Sandy is “barreling” up the East Coast, set to “crash” into New Jersey a few hundred miles south of my living room, with a “left hook” sea surge that threatens to flood a lot of Manhattan. “What floor are you on again?” my friend Jon asks from Buffalo (which, unbelievably, will also feel Sandy). Nine, I reply. “Should be just high enough,” he replies, “to hail a passing Coast Guard cutter.”
Then I do what doomed the Donner Party: I forget to buy bread. “Jeff, a storm is coming!” Jill informs me. “People buy out everything. What else do we have to get for this stupid storm?” To further embed her in a pissy mood, the organizers of the Pumpkin Sail – pumpkins with candles inside launched on boards in the nearby Harlem Meer – cancel the annual Halloween event. Jill was looking forward to taking pictures and posting them on Instagram.
“There’s not going to much left to buy,” says Ned, heading out with Jill. He would’ve been great on the Titanic. “I’m starting to wonder if I’m going to my office on Monday,” says Jill, as the disasters continue.
Irene was just 14 months ago and a bust as disasters go. Wind and rain, and I stepped out at noon and found birds looking for food. No bird is going to look for food if a hurricane is coming back. The sea surge stopped about five inches short of flooding South Street Seaport. All of this annoys me: We don’t live in a quaint seaside town where we can walk the beach easily. We live in the hardest Manmade place on earth, trying to scratch out something in the lower middle class. I moved here from Maine so I wouldn’t have to care about the frigging weather.
If they do cancel school, maybe we’ll sleep late. Maybe not: Alex has a racking cough that is more or less entering its second week and won’t leave him alone, and I wonder what’ll happen if the power goes out (Batteries!) and leaves the neb machine dead.
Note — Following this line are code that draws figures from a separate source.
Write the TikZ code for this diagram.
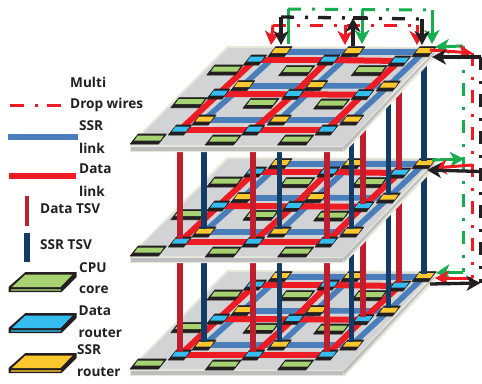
\documentclass[tikz,border=0pt]{standalone}
\usepackage{fontspec}
\setmainfont{Open Sans}
\usetikzlibrary{arrows.meta,calc}
\definecolor{cpu}{HTML}{A6D271}
\definecolor{drt}{HTML}{36BDEF}
\definecolor{srt}{HTML}{FDC82F}
\definecolor{ink}{HTML}{231F20}
\definecolor{lblue}{HTML}{4A7EBB}
\definecolor{lred}{HTML}{ED1C24}
\definecolor{tred}{HTML}{BE1E2D}
\definecolor{tnavy}{HTML}{123B66}
\definecolor{wgreen}{HTML}{17AE4F}
\definecolor{pl}{HTML}{D1D3D4}
\definecolor{pledge}{HTML}{E9E7D9}
\definecolor{plside}{HTML}{BCBEC0}
\tikzset{
  lbl/.style={anchor=west,inner sep=0pt,text=ink,font=\fontsize{13.6}{15}\selectfont\bfseries},
  slink/.style={draw=lblue,line width=5.6pt},
  dlink/.style={draw=lred,line width=6pt},
  rtsv/.style={draw=tred,line width=6pt,shorten >=3pt},
  ntsv/.style={draw=tnavy,line width=5.5pt,shorten >=3pt},
  wirepat/.style={dash pattern=on 13pt off 11pt on 3pt off 10pt},
  wred/.style={draw=lred,line width=3pt},
  wgrn/.style={draw=wgreen,line width=3pt},
  wblk/.style={draw=ink,line width=3.3pt},
  ahr/.style={-{Stealth[length=14pt,width=15pt,inset=4pt]}},
  pics/chip/.style n args={4}{code={
    \filldraw[ink,line width=.8pt,line join=round] ({-#1/2},{#2/2}) -- ({#1/2-#2*.8},{#2/2}) -- ({#1/2},{-#2/2}) -- ({-#1/2+#2*.8},{-#2/2}) -- cycle;
    \fill[#3] ({-#1/2+#4+1},1.5) -- ({#1/2-#4-3},1.5) -- ({#1/2-#4+.5},{-#2/2+1.5}) -- ({-#1/2+#4+4.5},{-#2/2+1.5}) -- cycle;
  }},
  pics/bigchip/.style={code={
    \fill[ink] (17,0) -- (68,0) -- (68,5) -- (53,20) -- (0,20) -- (0,15) -- cycle;
    \fill[#1] (17,2.5) -- (64,2.5) -- (52,15) -- (3.5,15) -- cycle;
    \fill[#1!75!black] (2.5,17) rectangle (52,18.5);
  }}
}
\newcommand{\defcoords}[2]{%
  \foreach \n/\x/\y in {s11/280/51.7,s12/352.7/51.7,s13/424/51.7,
      s21/242.7/85.7,s22/315.7/85.7,s23/388.3/86,
      s31/204/120,s32/279.3/120,s33/351.7/120,
      d11/255/60,d12/328.3/60,d13/399.3/61,
      d21/218.3/94,d22/293.3/94.3,d23/362.7/94.7,
      d31/180/130,d32/253.3/130,d33/326.7/130,
      c11/225/70,c12/296.7/70.7,c13/369.3/70.7,
      c21/189/102.7,c22/261/103.3,c23/331.7/104,
      c31/148.3/139,c32/223.3/140,c33/295.7/140}
    {\coordinate (#1\n) at (\x,{\y+#2});}%
}
\newcommand{\layer}[2]{%
  \begin{scope}[shift={(0,#2)}]
    \fill[pledge] (130,144) -- (130,152) -- (345,152) -- (437,55) -- (437,47) -- (227,46) -- cycle;
    \fill[plside] (131,147) -- (343,147) -- (343,150.5) -- (131,150.5) -- cycle;
    \fill[plside] (343,147) -- (434,52) -- (434,54) -- (344,150.5) -- cycle;
    \fill[pl] (131.5,144.5) -- (343,146) -- (434,48.5) -- (228.5,48) -- cycle;
  \end{scope}
  \foreach \a/\b in {s11/s12,s12/s13,s21/s22,s22/s23,s31/s32,s32/s33,s11/s21,s21/s31,s12/s22,s22/s32,s13/s23,s23/s33}
    \draw[slink] (#1\a) -- (#1\b);
  \foreach \a/\b in {d11/d12,d12/d13,d21/d22,d22/d23,d31/d32,d32/d33,d11/d21,d21/d31,d12/d22,d22/d32,d13/d23,d23/d33}
    \draw[dlink] (#1\a) -- (#1\b);
  \foreach \n in {c11,c12,c13,c21,c22,c23,c31,c32,c33}
    \pic at (#1\n) {chip={36}{10}{cpu}{3}};
  \foreach \n in {d11,d12,d13,d21,d22,d23,d31,d32,d33}
    \pic at (#1\n) {chip={23}{10}{drt}{2.5}};
  \foreach \n in {s11,s12,s13,s21,s22,s23,s31,s32,s33}
    \pic at (#1\n) {chip={24}{10}{srt}{2.5}};
}
\newcommand{\pillars}[2]{%
  \foreach \n in {s13,s23,s33,s32,s31}
    \draw[ntsv] (#1\n) -- (#2\n);
  \foreach \n in {d13,d23,d33,d32,d31}
    \draw[rtsv] (#1\n) -- (#2\n);
}
\begin{document}
\begin{tikzpicture}[x=1pt,y=-1pt]
\path[use as bounding box] (0,0) rectangle (482,383);
\defcoords{A}{0}
\defcoords{B}{112}
\defcoords{C}{225}
\layer{C}{224}
\pillars{B}{C}
\layer{B}{111}
\pillars{A}{B}
\layer{A}{0}
% top wires
\coordinate (ra) at (273,25); \coordinate (rb) at (345,25); \coordinate (rc) at (417,25);
\coordinate (rat) at (271,45); \coordinate (rbt) at (345,45); \coordinate (rct) at (417,45);
\coordinate (ga) at (288,9); \coordinate (gb) at (362,9); \coordinate (gc) at (432,10);
\coordinate (gat) at (288,44); \coordinate (gbt) at (362,44); \coordinate (gct) at (432,44);
\coordinate (ka) at (281,17); \coordinate (kb) at (353,18); \coordinate (kc) at (422,19);
\coordinate (kat) at (281,45); \coordinate (kbt) at (353,46); \coordinate (kct) at (422,45);
\draw[wred,wirepat] (ra) -- (rc);
\draw[wred,ahr] (ra) -- (rat);
\draw[wred,ahr] (rb) -- (rbt);
\draw[wred,ahr] (rc) -- (rct);
\draw[wgrn,wirepat] (ga) -- (gc);
\draw[wgrn] (ga) -- (gat);
\draw[wgrn,ahr] (gb) -- (gbt);
\draw[wgrn,ahr] (gc) -- (gct);
\draw[wblk,wirepat] (ka) -- (kc);
\draw[wblk,ahr] (ka) -- (kat);
\draw[wblk,ahr] (kbt) -- (kb);
\draw[wblk] (kb) -- ++(14,0);
\draw[wblk,ahr] (kc) -- (kct);
% right bus
\coordinate (gv1) at (463,46); \coordinate (gv2) at (463,272);
\coordinate (rv1) at (472.5,53); \coordinate (rv2) at (472.5,278);
\coordinate (kv1) at (480.5,57); \coordinate (kv2) at (480.5,283);
\draw[wred,wirepat] (rv1) -- (rv2);
\draw[wgrn,wirepat] (gv1) -- (gv2);
\draw[wblk,wirepat,line width=3.5pt] (kv1) -- (kv2);
% level 1
\coordinate (g1) at (435,47); \coordinate (r1) at (430,50); \coordinate (k1) at (432,57);
\draw[wgrn,ahr] (gv1) -- (g1);
\draw[wred,ahr] (r1) -- (rv1);
\draw[wblk,ahr] (kv1) -- (k1);
% level 2
\coordinate (g2a) at (432,160); \coordinate (g2b) at (464,159);
\coordinate (r2a) at (472.5,165); \coordinate (r2b) at (433,168);
\coordinate (k2a) at (480.5,171.5); \coordinate (k2b) at (427,170);
\draw[wgrn,ahr] (g2a) -- (g2b);
\draw[wred,ahr] (r2a) -- (r2b);
\draw[wblk,ahr] (k2a) -- (k2b);
% level 3
\coordinate (g3) at (436,273); \coordinate (g3c) at (447,272);
\coordinate (r3) at (435,278); \coordinate (k3a) at (430,284);
\draw[wgrn] (gv2) -- (g3c);
\draw[wgrn,ahr] (g3c) -- (g3);
\draw[wred,ahr] (rv2) -- (r3);
\draw[wblk,ahr] (k3a) -- (kv2);
% legend
\node[lbl] (t1) at (70,82) {Multi};
\node[lbl] (t2) at (70,105) {Drop wires};
\coordinate (l1a) at (10,105); \coordinate (l1b) at (61,105);
\draw[draw=lred,line width=3pt,dash pattern=on 14pt off 11pt on 3pt off 9pt] (l1a) -- (l1b);
\node[lbl] (t3) at (79,126) {SSR};
\coordinate (l2a) at (8,137); \coordinate (l2b) at (78,137);
\draw[slink] (l2a) -- (l2b);
\node[lbl] (t4) at (79,148) {link};
\node[lbl] (t5) at (79,169) {Data};
\coordinate (l3a) at (9,175.5); \coordinate (l3b) at (76,175.5);
\draw[dlink] (l3a) -- (l3b);
\node[lbl] (t6) at (79,191) {link};
\node[lbl] (t7) at (40,208.5) {Data TSV};
\coordinate (l4a) at (27,196); \coordinate (l4b) at (27,226);
\draw[draw=tred,line width=3.5pt] (l4a) -- (l4b);
\node[lbl] (t8) at (40,244.5) {SSR TSV};
\coordinate (l5a) at (27,233); \coordinate (l5b) at (27,262);
\draw[draw=tnavy,line width=5.5pt] (l5a) -- (l5b);
\node[lbl] (t9) at (79,268) {CPU};
\node[lbl] (t10) at (79,290) {core};
\pic at (8.5,272) {bigchip=cpu};
\node[lbl] (t11) at (78.5,311) {Data};
\node[lbl] (t12) at (78.5,333) {router};
\pic at (8.5,313) {bigchip=drt};
\node[lbl] (t13) at (77,350) {SSR};
\node[lbl] (t14) at (77,372) {router};
\pic at (8.5,353) {bigchip=srt};
\end{tikzpicture}
\end{document}
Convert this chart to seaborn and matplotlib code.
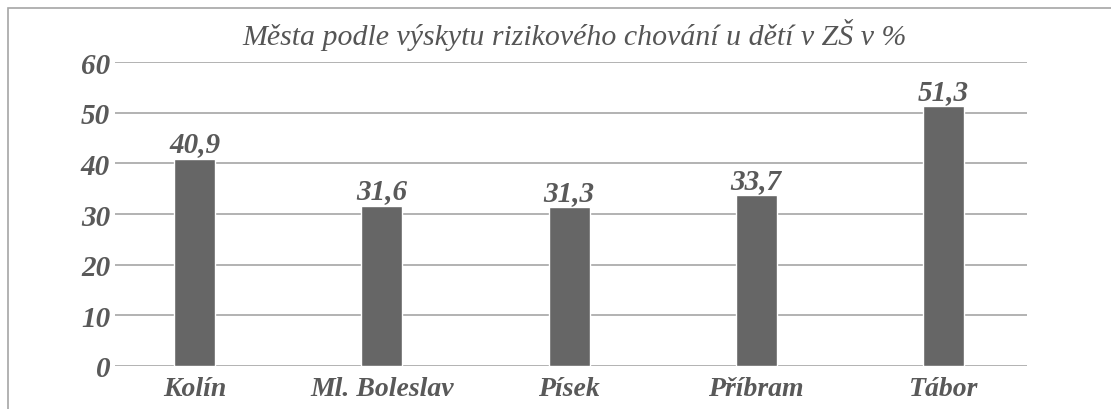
import matplotlib
matplotlib.use('Agg')
import matplotlib.pyplot as plt
import seaborn as sns
import pandas as pd
from matplotlib.patches import Rectangle

# data
mesta = ['Kolín', 'Ml. Boleslav', 'Písek', 'Příbram', 'Tábor']
hodnoty = [40.9, 31.6, 31.3, 33.7, 51.3]
yticks = [0, 10, 20, 30, 40, 50, 60]

df = pd.DataFrame({'Mesto': mesta, 'Hodnota': hodnoty})

sns.set_style('white')
plt.rcParams['font.family'] = ['Liberation Serif', 'DejaVu Serif']
rodina = 'Liberation Serif'
seda_text = '#595959'

W, H = 1111, 410
fig = plt.figure(figsize=(W / 100, H / 100), dpi=100)
# plot area in pixels: left 115, right 1027, top 63, bottom 367
ax = fig.add_axes([115 / W, 1 - 367 / H, (1027 - 115) / W, (367 - 63) / H])

sns.barplot(data=df, x='Mesto', y='Hodnota', color='#666666', width=0.219,
            saturation=1, ax=ax, zorder=3)

ax.set_ylim(0, 60)
ax.set_xlim(-0.425, 4.446)
ax.set_yticks(yticks)
for y in yticks:
    ax.axhline(y, color='#a6a6a6', lw=1.2, zorder=1)

for s in ax.spines.values():
    s.set_visible(False)
ax.tick_params(axis='both', length=0)
ax.tick_params(axis='y', pad=3.5)
ax.tick_params(axis='x', pad=7)
ax.set_xlabel('')
ax.set_ylabel('')

for lab in ax.get_yticklabels():
    lab.set_family(rodina)
    lab.set_fontsize(21)
    lab.set_fontstyle('italic')
    lab.set_fontweight('bold')
    lab.set_color(seda_text)
for lab in ax.get_xticklabels():
    lab.set_family(rodina)
    lab.set_fontsize(20)
    lab.set_fontstyle('italic')
    lab.set_fontweight('bold')
    lab.set_color(seda_text)

ax.bar_label(ax.containers[0], labels=[f'{v:.1f}'.replace('.', ',') for v in hodnoty],
             padding=1, fontsize=21, fontstyle='italic', fontweight='bold',
             family=rodina, color=seda_text)

fig.text(575 / W, 1 - 45 / H, 'Města podle výskytu rizikového chování u dětí v ZŠ v %',
         ha='center', va='baseline', fontsize=21.5, fontstyle='italic', family=rodina,
         color='#555555')

# ramecek kolem grafu
fig.patches.append(Rectangle((8 / W, -0.1), 1.2, 1 - 9 / H + 0.1, transform=fig.transFigure,
                             fill=False, edgecolor='#a6a6a6', lw=1.2))

fig.savefig('out.png', dpi=100)
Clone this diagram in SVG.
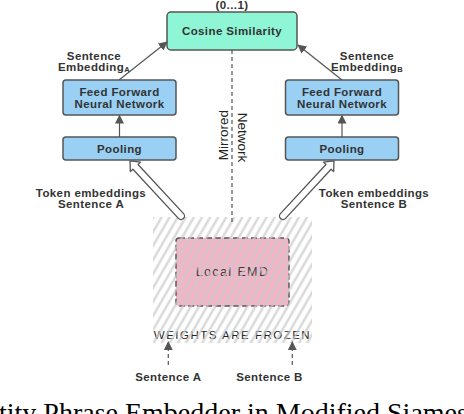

On Sunday afternoon, as Sandy closes in, Ned and I go to a bar – he’s spent a surprising amount of time in a bar for an 11-year-old – watching the Redskins’ loss to the Steelers. With Ned, I had the best time ever at a loss – at least until halftime, when the news buttinskis confirmed that NYC public schools will be closed on Monday. Ned and I stop in the wine store on the walk home; it’s quaint to stock up on bottled water and milk and batteries and yadda yadda yadda, but we have kids.